Tuning Complex Procedures

  • Hello,

    I was wondering if anyone has written something like this.  Basically I am trying to tune some stored procedures and I am looking for a stored procedure or tool that would allow me to run a problematic stored procedure a specified number of iterations and then aggregate results like CPU, Reads, Writes, Etc to a table.  One of the main problems I'm having with these complex procedures is that I have to change the value of the parameters every time other wise on the second run doesn't change data.  That said, this tool or sproc would also need a way to dynamically change parameters each run.  Having the option to run multiple threads would be nice too.  Anyone heard of anything like that.  SQLQueryStress is close but doesn't change the params.  I doubt this exists but just wondering.  I suck at perf tuning.

    Also I am able to get the part of procedure that runs poorly but they usually rely on previous staging tables and variables being filled in earlier sections of the code so I can't run it by itself.

     

  • My approach to this is:

    1 - get it set up in a test environment

    2 - put the query into a transaction

    3 - roll back the transaction on completion.

    The above approach allows you to re-run the EXACT same code with minimal database changes (some changes still occur like identity values still increment for example).

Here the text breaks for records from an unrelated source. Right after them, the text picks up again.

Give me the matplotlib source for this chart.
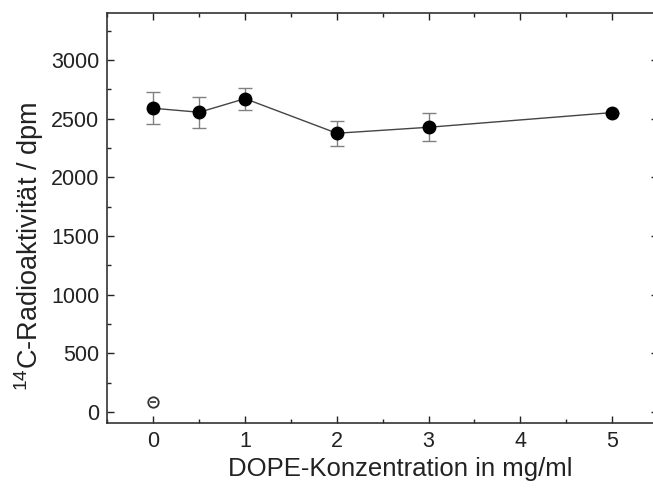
import numpy as np
import matplotlib.pyplot as plt
from matplotlib.ticker import MultipleLocator

plt.rcParams['font.family'] = ['Liberation Sans', 'DejaVu Sans']
plt.rcParams['mathtext.fontset'] = 'custom'
plt.rcParams['mathtext.rm'] = 'Liberation Sans'

# Messwerte
konz = [0, 0.5, 1, 2, 3, 5]
aktivitaet = [2588, 2554, 2670, 2375, 2426, 2551]
fehler = [135, 130, 95, 108, 120, 0]

# Kontrolle ohne DOPE
kontrolle_x = [0]
kontrolle_y = [88]

fig = plt.figure(figsize=(6.53, 4.91), dpi=100)
ax = fig.add_axes([0.1646, 0.1385, 0.843, 0.835])

ax.plot(konz, aktivitaet, color='#444444', lw=1.0, zorder=2)
ax.errorbar(konz, aktivitaet, yerr=fehler, fmt='o', color='black',
            ms=9, ecolor='#808080', elinewidth=1.0, capsize=5,
            capthick=1.0, zorder=3)
ax.plot(kontrolle_x, kontrolle_y, 'o', mfc='none', mec='#333333',
        mew=1.3, ms=7.5, zorder=3)
ax.plot(kontrolle_x, kontrolle_y, '_', color='#333333', mew=1.2, ms=5, zorder=3)

ax.set_xlim(-0.5, 5.5)
ax.set_ylim(-95, 3400)
ax.xaxis.set_major_locator(MultipleLocator(1))
ax.xaxis.set_minor_locator(MultipleLocator(0.5))
ax.yaxis.set_major_locator(MultipleLocator(500))
ax.yaxis.set_minor_locator(MultipleLocator(250))
ax.tick_params(which='both', direction='in', top=True, right=True,
               labelsize=15.5, colors='#222222', width=1.0)
ax.tick_params(which='major', length=5, pad=6)
ax.tick_params(which='minor', length=3)
for s in ax.spines.values():
    s.set_color('#333333')
    s.set_linewidth(1.2)

ax.set_xlabel('DOPE-Konzentration in mg/ml', fontsize=18.5, color='#222222')
ax.set_ylabel('$^{14}$C-Radioaktivität / dpm', fontsize=19.5, color='#222222')
ax.xaxis.set_label_coords(0.532, -0.082)
ax.yaxis.set_label_coords(-0.112, 0.43)

fig.savefig('out.png', dpi=100)
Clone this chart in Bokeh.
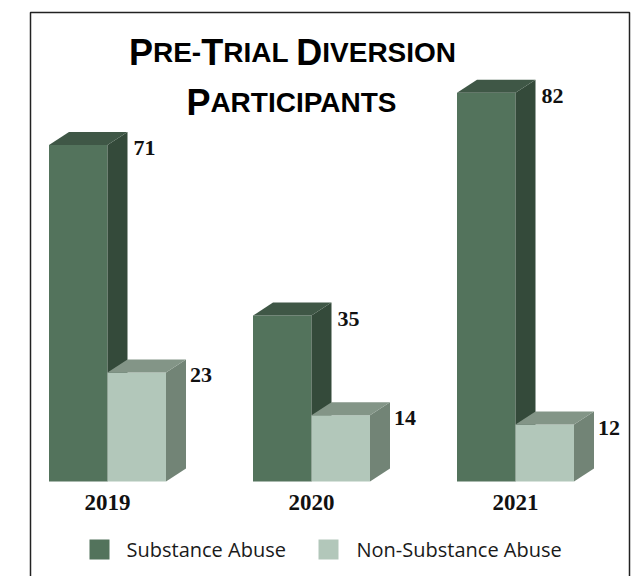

    Then grab the execution plan and tune from that.  This is MUCH safer than running the stored procedure with different parameters.  It MAY be with parameter being 1 it is fast, but 100000000 causes slowness.  This would likely be a parameter sniffing problem or potentially a bad index.

    If I need to work with complex stored procedures, my approach is first - can I replicate it on test?  If I can, then tuning is easier as i don't impact production.  Execution plan will likely tell you what is "slow", so you know which part you should focus on.  I say "likely" because sometimes the "slow" part according to the execution plan turns out to be light on disk I/O or "fast" on the CPU time.

    That is my approach anyways.  I generally avoid running a stored procedure without rolling it back.  And if that stored procedure is taking out an exclusive lock, it could very well be that it cannot run in parallel and you MAY not be able to do much to tune that.

    Generally, if a query or stored procedure is ONLY slow when it is run in parallel, it is locking/blocking that is going to be your bottleneck.  So the solution is likely going to be to reduce the blocking (note - do not use the NOLOCK hint UNLESS you are fully aware of the risks and are OK with that... and even then I would avoid NOLOCK as there are ALMOST always better options).

    Just my 2 cents.  I so far have not come across a need for a stress test tool to tune my queries.  For example, if the stored procedure completes in 1/100 of a second and requires an exclusive lock, I can run the query 100 times per second.  If an end user is complaining because they need to wait less than 1 second for the query to complete, I may have to look at teaching my users patience.

    now to see reads and writes, you would execute:

    SET STATISTICS IO ON
    SET STATISTICS TIME ON

    First one gives you the IO per query, the second one gives you the time (CPU and elapsed) per query.

     

    The above is all just my opinion on what you should do. 
    As with all advice you find on a random internet forum - you shouldn't blindly follow it.  Always test on a test server to see if there is negative side effects before making changes to live!
    I recommend you NEVER run "random code" you found online on any system you care about UNLESS you understand and can verify the code OR you don't care if the code trashes your system.